CC: Tell us more about Stoirm Og, why did you set up the company?
ET: I set up the company in order to present my first play ‘The Idiot At The Wall’ at the Fringe. and then the following year used it to tour the play around the highlands and islands of Scotland. We soon realised that there was a hunger in these remote places for powerful, challenging, professional theatre, which poses big questions as well as telling great stories.

I also realised that I loved delving into our country’s social, political and cultural history, and that a great way to do this is through folklore and folk songs. And audiences seemed to love that exploration of history, culture and identity by a young company, especially in an age where older generations might assume young folk aren’t interested in listening to them.

CC: You are currently company in residence at Cumbernauld Theatre. Does having this base help when developing new works?
ET: Yes, bigtime! From the start, everyone at Cumbernauld Theatre has been incredibly supportive. It’s a beautiful theatre and studio too. As a new company, what you mainly need is space, so it was very special for us to have been tucked away in those woods for five weeks creating this.

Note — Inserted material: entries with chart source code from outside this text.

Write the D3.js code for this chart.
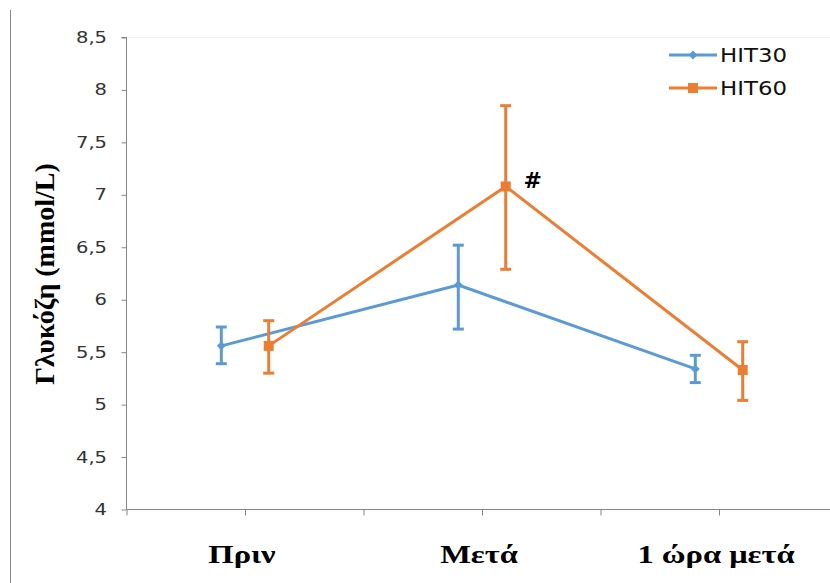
<html>
<head>
<meta charset="utf-8">
<script src="https://d3js.org/d3.v7.min.js"></script>
<style>
  body { margin: 0; background: #fff; }
</style>
</head>
<body>
<svg width="830" height="583"></svg>
<script>
var categories = ["Πριν", "Μετά", "1 ώρα μετά"];
var seriesNames = ["HIT30", "HIT60"];
var hit30 = [5.56, 6.14, 5.34];
var hit30Lo = [5.39, 5.72, 5.21];
var hit30Hi = [5.74, 6.52, 5.47];
var hit60 = [5.56, 7.08, 5.33];
var hit60Lo = [5.30, 6.29, 5.04];
var hit60Hi = [5.80, 7.85, 5.60];
var yTicks = [4, 4.5, 5, 5.5, 6, 6.5, 7, 7.5, 8, 8.5];
var xPos30 = [0.8, 2.8, 4.8];
var xPos60 = [1.2, 3.2, 5.2];
var catPos = [1, 3, 5];

var svg = d3.select("svg");
var x = d3.scaleLinear().domain([0, 6]).range([126.5, 837.5]);
var y = d3.scaleLinear().domain([4, 8.5]).range([509.5, 37.5]);
var axisColor = "#868686";

// left border line
svg.append("line").attr("x1", 10.5).attr("x2", 10.5).attr("y1", 10).attr("y2", 583)
  .attr("stroke", "#8c8c8c").attr("stroke-width", 1);

// faint top border of plot area
svg.append("line").attr("x1", x(0)).attr("x2", 830).attr("y1", y(8.5)).attr("y2", y(8.5))
  .attr("stroke", "#eef2f8").attr("stroke-width", 1);

// y axis
var yAxis = svg.append("g").attr("transform", "translate(" + x(0) + ",0)")
  .call(d3.axisLeft(y).tickValues(yTicks).tickSize(5).tickFormat(""));
yAxis.selectAll("path, line").attr("stroke", axisColor);
yAxis.select(".domain").attr("d", "M-5," + y(8.5) + "H0V" + y(4));

svg.append("g").selectAll("text").data(yTicks).enter().append("text")
  .attr("transform", function(d) { return "translate(107," + (y(d) + 5.5) + ") scale(1.3,1)"; })
  .attr("text-anchor", "end")
  .attr("font-family", "DejaVu Sans").attr("font-size", 15)
  .attr("fill", "#333")
  .text(function(d) { return String(d).replace(".", ","); });

// x axis
var xAxis = svg.append("g").attr("transform", "translate(0," + y(4) + ")")
  .call(d3.axisBottom(x).tickValues([0, 1, 2, 3, 4, 5, 6]).tickSize(6).tickFormat(""));
xAxis.selectAll("path, line").attr("stroke", axisColor);
xAxis.select(".domain").attr("d", "M" + x(0) + ",0H" + x(6));

// category labels
svg.append("g").selectAll("text").data(categories).enter().append("text")
  .attr("transform", function(d, i) { return "translate(" + (x(catPos[i]) - 3) + ",563) scale(1.3,1)"; })
  .attr("text-anchor", "middle")
  .attr("font-family", "Liberation Serif")
  .attr("font-weight", "bold")
  .attr("font-size", 25)
  .attr("fill", "#000")
  .text(function(d) { return d; });

// y title
svg.append("text")
  .attr("transform", "translate(54,274) rotate(-90)")
  .attr("text-anchor", "middle")
  .attr("font-family", "Liberation Serif")
  .attr("font-weight", "bold")
  .attr("font-size", 28)
  .attr("fill", "#000")
  .text("Γλυκόζη (mmol/L)");

var series = [
  { name: seriesNames[0], vals: hit30, lo: hit30Lo, hi: hit30Hi, xs: xPos30, color: "#5b9bd5", marker: "diamond" },
  { name: seriesNames[1], vals: hit60, lo: hit60Lo, hi: hit60Hi, xs: xPos60, color: "#ed7d31", marker: "square" }
];

var line = d3.line()
  .x(function(d) { return x(d[0]); })
  .y(function(d) { return y(d[1]); });

series.forEach(function(s) {
  var g = svg.append("g");
  var pts = s.vals.map(function(v, i) { return [s.xs[i], v]; });
  g.append("path").attr("d", line(pts)).attr("fill", "none")
    .attr("stroke", s.color).attr("stroke-width", 3).attr("stroke-linejoin", "round");
  // error bars
  s.vals.forEach(function(v, i) {
    var cx = x(s.xs[i]);
    g.append("line").attr("x1", cx).attr("x2", cx).attr("y1", y(s.lo[i])).attr("y2", y(s.hi[i]))
      .attr("stroke", s.color).attr("stroke-width", 3);
    [s.lo[i], s.hi[i]].forEach(function(e) {
      g.append("line").attr("x1", cx - 5.5).attr("x2", cx + 5.5).attr("y1", y(e)).attr("y2", y(e))
        .attr("stroke", s.color).attr("stroke-width", 3);
    });
  });
  var sym = s.marker === "diamond" ? d3.symbol().type(d3.symbolDiamond2).size(50)
                                   : d3.symbol().type(d3.symbolSquare).size(100);
  g.selectAll(".m").data(pts).enter().append("path")
    .attr("transform", function(d) { return "translate(" + x(d[0]) + "," + y(d[1]) + ")"; })
    .attr("d", sym).attr("fill", s.color);
});

// significance mark
svg.append("text").attr("x", x(xPos60[1]) + 27).attr("y", y(hit60[1]) + 2)
  .attr("text-anchor", "middle")
  .attr("font-family", "DejaVu Sans").attr("font-weight", "bold").attr("font-size", 22)
  .attr("fill", "#000").text("#");

// legend
var leg = svg.append("g");
series.forEach(function(s, i) {
  var ly = 55 + i * 33;
  leg.append("line").attr("x1", 669).attr("x2", 717).attr("y1", ly).attr("y2", ly)
    .attr("stroke", s.color).attr("stroke-width", 3);
  var sym = s.marker === "diamond" ? d3.symbol().type(d3.symbolDiamond2).size(50)
                                   : d3.symbol().type(d3.symbolSquare).size(100);
  leg.append("path").attr("transform", "translate(693," + ly + ")").attr("d", sym).attr("fill", s.color);
  leg.append("text").attr("x", 720).attr("y", ly + 7)
    .attr("font-family", "DejaVu Sans").attr("font-size", 20)
    .attr("textLength", 67).attr("lengthAdjust", "spacingAndGlyphs")
    .attr("fill", "#111").text(s.name);
});
</script>
</body>
</html>
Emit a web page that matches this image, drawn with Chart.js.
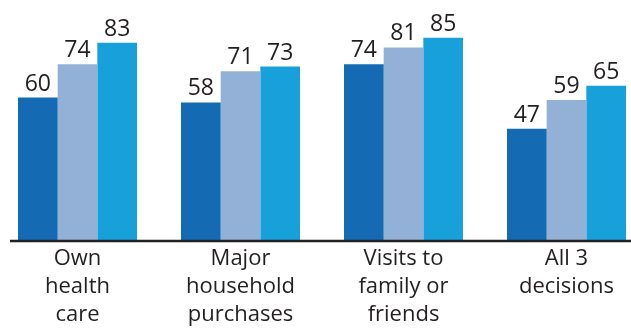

CC: Why did you decide to premiere the new show at the Edinburgh Fringe?
ET: We wanted to make a certain leap onto an international platform, and in a festival where you are trying to find your audience in a throng of thousands of shows, it felt daunting and so completely necessary to debut this Scots dialect play here. After all, we’re an Edinburgh company and we have this incredible arts festival on our doorstop!

CC: You will be performing in a number of village halls in North East Scotland after the Fringe. Do you expect to get a different reaction from audience more familiar with the tradition that inspired the play?
ET: Yes, certainly, and that’s one of the things I’m most looking forward to about the tour – talking with these village hall audiences and feeling the room vibrate with their reaction to it – good, bad, angry, moved. It’s what people might carry away from our performance that excites me.

‘SpectreTown’ was performed at Assembly Hall at Edinburgh Festival 2015.